**Task statement:**
Pictures stay out of the copy; set down each line of the listing below exactly.

**Source material:**
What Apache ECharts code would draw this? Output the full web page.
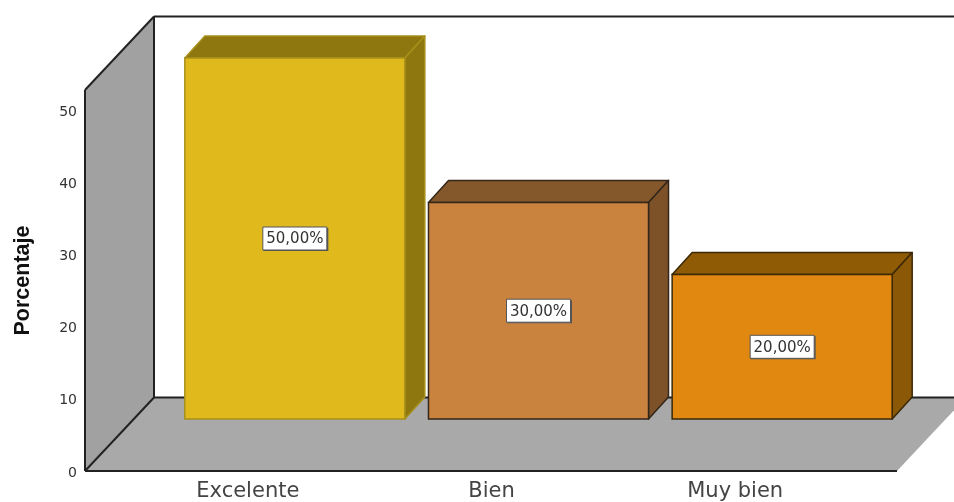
<!DOCTYPE html>
<html>
<head>
<meta charset="utf-8">
<style>html,body{margin:0;padding:0;background:#fff}#c{width:954px;height:502px;filter:blur(0.4px)}</style>
<script src="https://cdn.jsdelivr.net/npm/echarts@6/dist/echarts.min.js"></script>
</head>
<body>
<div id="c"></div>
<script>
const categories = ['Excelente', 'Bien', 'Muy bien'];
const values = [50, 30, 20];
const valueLabels = ['50,00%', '30,00%', '20,00%'];
const yTicks = [0, 10, 20, 30, 40, 50];

const faces = [
  { front: '#e0b91c', top: '#8f7710', side: '#8f7710', line: '#a8901c' },
  { front: '#c9833f', top: '#85582b', side: '#7d5229', line: '#33261a' },
  { front: '#e0880f', top: '#8f5b05', side: '#8a5806', line: '#3a2806' }
];
const LINE = '#222';
const FONT = '"DejaVu Sans", sans-serif';

function poly(points, fill, stroke, lw) {
  return { type: 'polygon', shape: { points }, style: { fill, stroke: stroke || null, lineWidth: lw || 0, lineJoin: 'round' } };
}
function seg(a, b, w) {
  return { type: 'line', shape: { x1: a[0], y1: a[1], x2: b[0], y2: b[1] }, style: { stroke: LINE, lineWidth: w || 2 } };
}

function renderFrame(params, api) {
  const cs = params.coordSys;
  const y0 = api.coord([0, 0])[1];
  const yTop = cs.y - 20;
  const L = cs.x - 41, R = cs.x + cs.width + 40;
  const dx = 69, dy = 73.5;
  const children = [
    poly([[L, y0], [R, y0], [R + dx, y0 - dy], [L + dx, y0 - dy]], '#a9a9a9'),
    poly([[L, y0], [L, yTop], [L + dx, yTop - dy], [L + dx, y0 - dy]], '#a1a1a1'),
    seg([L, y0], [R, y0]),
    seg([L, y0], [L, yTop]),
    seg([L, yTop], [L + dx, yTop - dy]),
    seg([L + dx, yTop - dy], [954, yTop - dy]),
    seg([L + dx, yTop - dy], [L + dx, y0 - dy]),
    seg([L, y0], [L + dx, y0 - dy]),
    seg([L + dx, y0 - dy], [954, y0 - dy])
  ];
  return { type: 'group', children };
}

function renderBar(params, api) {
  const i = api.value(0);
  const v = api.value(1);
  const f = faces[i];
  const base = api.coord([i, 0]);
  const topPt = api.coord([i, v]);
  const w = api.size([1, 0])[0] * 0.903;
  const ox = 47, oy = -52, dx = 20, dy = -22;
  const x0 = base[0] + ox - w / 2, x1 = x0 + w;
  const yb = base[1] + oy, yt = topPt[1] + oy;
  const cx = (x0 + x1) / 2, cy = (yb + yt) / 2;
  return {
    type: 'group',
    children: [
      poly([[x0, yt], [x0 + dx, yt + dy], [x1 + dx, yt + dy], [x1, yt]], f.top, f.line, 1.5),
      poly([[x1, yt], [x1 + dx, yt + dy], [x1 + dx, yb + dy], [x1, yb]], f.side, f.line, 1.5),
      { type: 'rect', shape: { x: x0, y: yt, width: w, height: yb - yt }, style: { fill: f.front, stroke: f.line, lineWidth: 1.5 } },
      { type: 'rect', shape: { x: cx - 31.5, y: cy - 10.5, width: 65, height: 23 }, style: { fill: '#555' } },
      { type: 'rect', shape: { x: cx - 32, y: cy - 11.5, width: 64, height: 23 }, style: { fill: '#fff', stroke: '#555', lineWidth: 1 } },
      { type: 'text', style: { x: cx, y: cy + 1, text: valueLabels[i], fill: '#333', font: '15px ' + FONT, align: 'center', verticalAlign: 'middle' } }
    ]
  };
}

const chart = echarts.init(document.getElementById('c'), null, { renderer: 'canvas' });
chart.setOption({
  animation: false,
  backgroundColor: '#fff',
  grid: { left: 126, width: 731, top: 110, bottom: 31, outerBoundsMode: 'none' },
  xAxis: {
    type: 'category',
    data: categories,
    axisLine: { show: false },
    axisTick: { show: false },
    axisLabel: { color: '#444', fontFamily: FONT, fontSize: 21, margin: 10 }
  },
  yAxis: {
    type: 'value',
    min: yTicks[0],
    max: yTicks[yTicks.length - 1],
    interval: yTicks[1] - yTicks[0],
    offset: 41,
    name: 'Porcentaje',
    nameLocation: 'middle',
    nameGap: 51,
    nameRotate: 90,
    nameTextStyle: { color: '#111', fontFamily: '"Liberation Sans", Arial, sans-serif', fontWeight: 'bold', fontSize: 21.5, padding: [0, 0, 0, 20] },
    axisLine: { show: false },
    axisTick: { show: false },
    splitLine: { show: false },
    axisLabel: { color: '#333', fontFamily: FONT, fontSize: 14, margin: 8, verticalAlign: 'top', lineHeight: 4 }
  },
  series: [
    { type: 'custom', coordinateSystem: 'cartesian2d', data: [[0, 0]], renderItem: renderFrame, silent: true, z: 1 },
    { type: 'custom', coordinateSystem: 'cartesian2d', data: values.map((v, i) => [i, v]), encode: { x: 0, y: 1 }, renderItem: renderBar, z: 2 }
  ]
});
</script>
</body>
</html>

**Result of the exercise:**
What Apache ECharts code would draw this? Output the full web page.
<!DOCTYPE html>
<html>
<head>
<meta charset="utf-8">
<style>html,body{margin:0;padding:0;background:#fff}#c{width:954px;height:502px;filter:blur(0.4px)}</style>
<script src="https://cdn.jsdelivr.net/npm/echarts@6/dist/echarts.min.js"></script>
</head>
<body>
<div id="c"></div>
<script>
const categories = ['Excelente', 'Bien', 'Muy bien'];
const values = [50, 30, 20];
const valueLabels = ['50,00%', '30,00%', '20,00%'];
const yTicks = [0, 10, 20, 30, 40, 50];

const faces = [
  { front: '#e0b91c', top: '#8f7710', side: '#8f7710', line: '#a8901c' },
  { front: '#c9833f', top: '#85582b', side: '#7d5229', line: '#33261a' },
  { front: '#e0880f', top: '#8f5b05', side: '#8a5806', line: '#3a2806' }
];
const LINE = '#222';
const FONT = '"DejaVu Sans", sans-serif';

function poly(points, fill, stroke, lw) {
  return { type: 'polygon', shape: { points }, style: { fill, stroke: stroke || null, lineWidth: lw || 0, lineJoin: 'round' } };
}
function seg(a, b, w) {
  return { type: 'line', shape: { x1: a[0], y1: a[1], x2: b[0], y2: b[1] }, style: { stroke: LINE, lineWidth: w || 2 } };
}

function renderFrame(params, api) {
  const cs = params.coordSys;
  const y0 = api.coord([0, 0])[1];
  const yTop = cs.y - 20;
  const L = cs.x - 41, R = cs.x + cs.width + 40;
  const dx = 69, dy = 73.5;
  const children = [
    poly([[L, y0], [R, y0], [R + dx, y0 - dy], [L + dx, y0 - dy]], '#a9a9a9'),
    poly([[L, y0], [L, yTop], [L + dx, yTop - dy], [L + dx, y0 - dy]], '#a1a1a1'),
    seg([L, y0], [R, y0]),
    seg([L, y0], [L, yTop]),
    seg([L, yTop], [L + dx, yTop - dy]),
    seg([L + dx, yTop - dy], [954, yTop - dy]),
    seg([L + dx, yTop - dy], [L + dx, y0 - dy]),
    seg([L, y0], [L + dx, y0 - dy]),
    seg([L + dx, y0 - dy], [954, y0 - dy])
  ];
  return { type: 'group', children };
}

function renderBar(params, api) {
  const i = api.value(0);
  const v = api.value(1);
  const f = faces[i];
  const base = api.coord([i, 0]);
  const topPt = api.coord([i, v]);
  const w = api.size([1, 0])[0] * 0.903;
  const ox = 47, oy = -52, dx = 20, dy = -22;
  const x0 = base[0] + ox - w / 2, x1 = x0 + w;
  const yb = base[1] + oy, yt = topPt[1] + oy;
  const cx = (x0 + x1) / 2, cy = (yb + yt) / 2;
  return {
    type: 'group',
    children: [
      poly([[x0, yt], [x0 + dx, yt + dy], [x1 + dx, yt + dy], [x1, yt]], f.top, f.line, 1.5),
      poly([[x1, yt], [x1 + dx, yt + dy], [x1 + dx, yb + dy], [x1, yb]], f.side, f.line, 1.5),
      { type: 'rect', shape: { x: x0, y: yt, width: w, height: yb - yt }, style: { fill: f.front, stroke: f.line, lineWidth: 1.5 } },
      { type: 'rect', shape: { x: cx - 31.5, y: cy - 10.5, width: 65, height: 23 }, style: { fill: '#555' } },
      { type: 'rect', shape: { x: cx - 32, y: cy - 11.5, width: 64, height: 23 }, style: { fill: '#fff', stroke: '#555', lineWidth: 1 } },
      { type: 'text', style: { x: cx, y: cy + 1, text: valueLabels[i], fill: '#333', font: '15px ' + FONT, align: 'center', verticalAlign: 'middle' } }
    ]
  };
}

const chart = echarts.init(document.getElementById('c'), null, { renderer: 'canvas' });
chart.setOption({
  animation: false,
  backgroundColor: '#fff',
  grid: { left: 126, width: 731, top: 110, bottom: 31, outerBoundsMode: 'none' },
  xAxis: {
    type: 'category',
    data: categories,
    axisLine: { show: false },
    axisTick: { show: false },
    axisLabel: { color: '#444', fontFamily: FONT, fontSize: 21, margin: 10 }
  },
  yAxis: {
    type: 'value',
    min: yTicks[0],
    max: yTicks[yTicks.length - 1],
    interval: yTicks[1] - yTicks[0],
    offset: 41,
    name: 'Porcentaje',
    nameLocation: 'middle',
    nameGap: 51,
    nameRotate: 90,
    nameTextStyle: { color: '#111', fontFamily: '"Liberation Sans", Arial, sans-serif', fontWeight: 'bold', fontSize: 21.5, padding: [0, 0, 0, 20] },
    axisLine: { show: false },
    axisTick: { show: false },
    splitLine: { show: false },
    axisLabel: { color: '#333', fontFamily: FONT, fontSize: 14, margin: 8, verticalAlign: 'top', lineHeight: 4 }
  },
  series: [
    { type: 'custom', coordinateSystem: 'cartesian2d', data: [[0, 0]], renderItem: renderFrame, silent: true, z: 1 },
    { type: 'custom', coordinateSystem: 'cartesian2d', data: values.map((v, i) => [i, v]), encode: { x: 0, y: 1 }, renderItem: renderBar, z: 2 }
  ]
});
</script>
</body>
</html>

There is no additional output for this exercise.